A study of new housing construction in America’s 39 largest metropolitan areas during recent periods of economic boom (1986), bust (1991), and revival (1998) finds that:

  • The number of new homes constructed in America’s largest metro-politan areas has been growing steadily since the recession of the early 1990s and is nearing the peak level of the real estate boom in 1986. Between 1991 and 1998, the number of new homes built in metropolitan areas grew by nearly 78 percent, climbing to 76 percent of the housing construction level of 1986.
  • Most of the new homes are built in the suburbs. In each of the years studied, more than 80 percent of new housing construction took place in the suburbs.
  • Despite the dominance of suburban home building, large cities experienced rapid gains in new housing construction between 1991 and 1998. The number of new housing permits in large cities more than doubled during this period, growing at a faster rate than that of suburbs and metro-politan areas in general. Large cities’ share of metropolitan permits also rose from 14.6 percent in 1991 to 17.8 percent in 1998.
  • However, the gains in metropolitan-area home building are distributed unevenly. In some large cities, new home building is stagnating; while in others, it is booming. In half of the large cities, the share of metropolitan permits shrunk between 1986 and 1998, while it expanded in just over a quarter of the cities.
  • Size of the cities’ land area matters. In general, compact, densely developed cities are constructing fewer homes and have a relatively smaller share of regional housing permits than spacious cities that have substantial amounts of undeveloped land. Only two compact cities, Seattle and Orlando, issued more than 1,000 permits and had more than 10 percent of all permits issued in their metropolitan areas in 1998.
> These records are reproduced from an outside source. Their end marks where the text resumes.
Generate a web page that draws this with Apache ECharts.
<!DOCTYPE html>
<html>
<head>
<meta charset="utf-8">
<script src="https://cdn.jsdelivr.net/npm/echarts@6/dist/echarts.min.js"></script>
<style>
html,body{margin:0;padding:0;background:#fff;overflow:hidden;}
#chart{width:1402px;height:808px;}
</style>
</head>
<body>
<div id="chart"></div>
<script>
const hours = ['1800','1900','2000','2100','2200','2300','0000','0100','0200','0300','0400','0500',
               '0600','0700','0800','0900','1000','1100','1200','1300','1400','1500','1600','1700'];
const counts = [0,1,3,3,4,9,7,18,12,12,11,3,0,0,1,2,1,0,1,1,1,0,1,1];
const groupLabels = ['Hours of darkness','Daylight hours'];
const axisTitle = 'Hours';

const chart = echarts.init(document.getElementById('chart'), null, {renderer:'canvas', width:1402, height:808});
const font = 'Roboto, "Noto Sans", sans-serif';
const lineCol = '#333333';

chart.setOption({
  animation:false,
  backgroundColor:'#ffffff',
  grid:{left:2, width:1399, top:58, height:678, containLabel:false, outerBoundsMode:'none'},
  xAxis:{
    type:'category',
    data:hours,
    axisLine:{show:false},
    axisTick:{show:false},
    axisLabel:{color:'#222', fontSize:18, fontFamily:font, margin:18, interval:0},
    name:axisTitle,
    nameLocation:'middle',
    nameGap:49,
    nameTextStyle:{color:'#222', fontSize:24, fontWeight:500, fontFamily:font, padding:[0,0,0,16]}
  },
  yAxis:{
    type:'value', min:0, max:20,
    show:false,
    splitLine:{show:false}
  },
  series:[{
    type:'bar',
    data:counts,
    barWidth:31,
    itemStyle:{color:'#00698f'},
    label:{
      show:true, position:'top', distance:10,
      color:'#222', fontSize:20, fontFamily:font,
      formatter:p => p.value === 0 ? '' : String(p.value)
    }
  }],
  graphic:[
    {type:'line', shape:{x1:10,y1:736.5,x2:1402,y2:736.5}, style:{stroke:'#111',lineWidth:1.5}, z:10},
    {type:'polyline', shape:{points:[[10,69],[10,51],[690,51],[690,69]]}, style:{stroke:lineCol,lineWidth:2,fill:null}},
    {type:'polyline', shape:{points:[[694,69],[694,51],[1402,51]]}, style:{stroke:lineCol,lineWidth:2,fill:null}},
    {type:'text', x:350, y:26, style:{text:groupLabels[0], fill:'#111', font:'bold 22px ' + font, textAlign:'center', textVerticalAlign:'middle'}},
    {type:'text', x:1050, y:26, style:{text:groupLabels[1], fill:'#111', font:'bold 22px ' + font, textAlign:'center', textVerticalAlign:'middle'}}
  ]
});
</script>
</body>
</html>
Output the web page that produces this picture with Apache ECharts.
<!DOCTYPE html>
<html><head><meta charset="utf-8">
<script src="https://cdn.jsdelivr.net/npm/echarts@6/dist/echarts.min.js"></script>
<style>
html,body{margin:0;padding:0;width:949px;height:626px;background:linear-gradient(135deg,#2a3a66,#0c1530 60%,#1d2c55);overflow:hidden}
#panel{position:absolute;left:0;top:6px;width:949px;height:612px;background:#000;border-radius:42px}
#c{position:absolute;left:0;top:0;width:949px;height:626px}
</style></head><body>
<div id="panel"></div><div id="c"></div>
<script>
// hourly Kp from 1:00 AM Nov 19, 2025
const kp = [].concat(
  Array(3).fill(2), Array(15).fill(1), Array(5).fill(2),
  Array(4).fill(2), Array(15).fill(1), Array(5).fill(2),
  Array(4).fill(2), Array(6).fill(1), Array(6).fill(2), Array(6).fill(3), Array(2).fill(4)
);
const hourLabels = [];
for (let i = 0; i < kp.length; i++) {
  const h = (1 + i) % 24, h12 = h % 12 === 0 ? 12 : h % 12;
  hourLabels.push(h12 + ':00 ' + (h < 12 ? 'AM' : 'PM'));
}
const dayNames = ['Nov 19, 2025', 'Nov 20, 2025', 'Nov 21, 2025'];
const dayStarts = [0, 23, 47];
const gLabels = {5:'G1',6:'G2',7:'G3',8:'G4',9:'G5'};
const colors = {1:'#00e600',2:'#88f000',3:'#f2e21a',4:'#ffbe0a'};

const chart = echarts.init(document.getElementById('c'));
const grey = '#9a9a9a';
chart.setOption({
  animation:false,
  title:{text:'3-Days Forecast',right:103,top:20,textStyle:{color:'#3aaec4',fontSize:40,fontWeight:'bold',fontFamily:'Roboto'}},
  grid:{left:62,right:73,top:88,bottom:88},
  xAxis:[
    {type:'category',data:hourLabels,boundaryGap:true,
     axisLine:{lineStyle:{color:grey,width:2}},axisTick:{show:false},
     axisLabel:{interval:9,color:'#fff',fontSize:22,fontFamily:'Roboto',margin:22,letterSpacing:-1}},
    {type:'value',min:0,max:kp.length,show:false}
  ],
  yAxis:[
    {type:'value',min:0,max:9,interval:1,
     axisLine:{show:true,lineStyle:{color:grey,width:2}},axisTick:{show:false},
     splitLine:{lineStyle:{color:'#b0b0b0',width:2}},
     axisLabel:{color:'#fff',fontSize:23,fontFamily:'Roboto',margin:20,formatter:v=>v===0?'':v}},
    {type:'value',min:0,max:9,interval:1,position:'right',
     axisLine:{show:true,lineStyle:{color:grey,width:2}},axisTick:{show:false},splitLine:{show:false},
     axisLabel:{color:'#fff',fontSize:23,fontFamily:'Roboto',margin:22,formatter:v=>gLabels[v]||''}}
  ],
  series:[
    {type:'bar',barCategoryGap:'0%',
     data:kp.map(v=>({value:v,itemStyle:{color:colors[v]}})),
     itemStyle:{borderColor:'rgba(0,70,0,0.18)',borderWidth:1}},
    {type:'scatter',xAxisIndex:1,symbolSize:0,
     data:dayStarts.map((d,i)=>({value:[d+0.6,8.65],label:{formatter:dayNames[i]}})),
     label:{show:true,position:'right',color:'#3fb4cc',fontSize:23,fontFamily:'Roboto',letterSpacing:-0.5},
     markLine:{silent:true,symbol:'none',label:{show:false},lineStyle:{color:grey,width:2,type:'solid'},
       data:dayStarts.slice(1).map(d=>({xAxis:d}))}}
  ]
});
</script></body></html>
  • A comparison of the 39 large cities by their land size shows clearly which cities, by 1998, had “hot” and “cold” housing construction markets. The hot markets are: Seattle, Orlando, Boston, Miami, Columbus (OH), Portland (OR), Tampa, New York, San Francisco, San Antonio, Phoenix, Houston, Dallas. Cold markets are: Baltimore, Providence, St. Louis, Sacramento, Detroit, Philadelphia, New Orleans, Chicago, Kansas City, Los Angeles.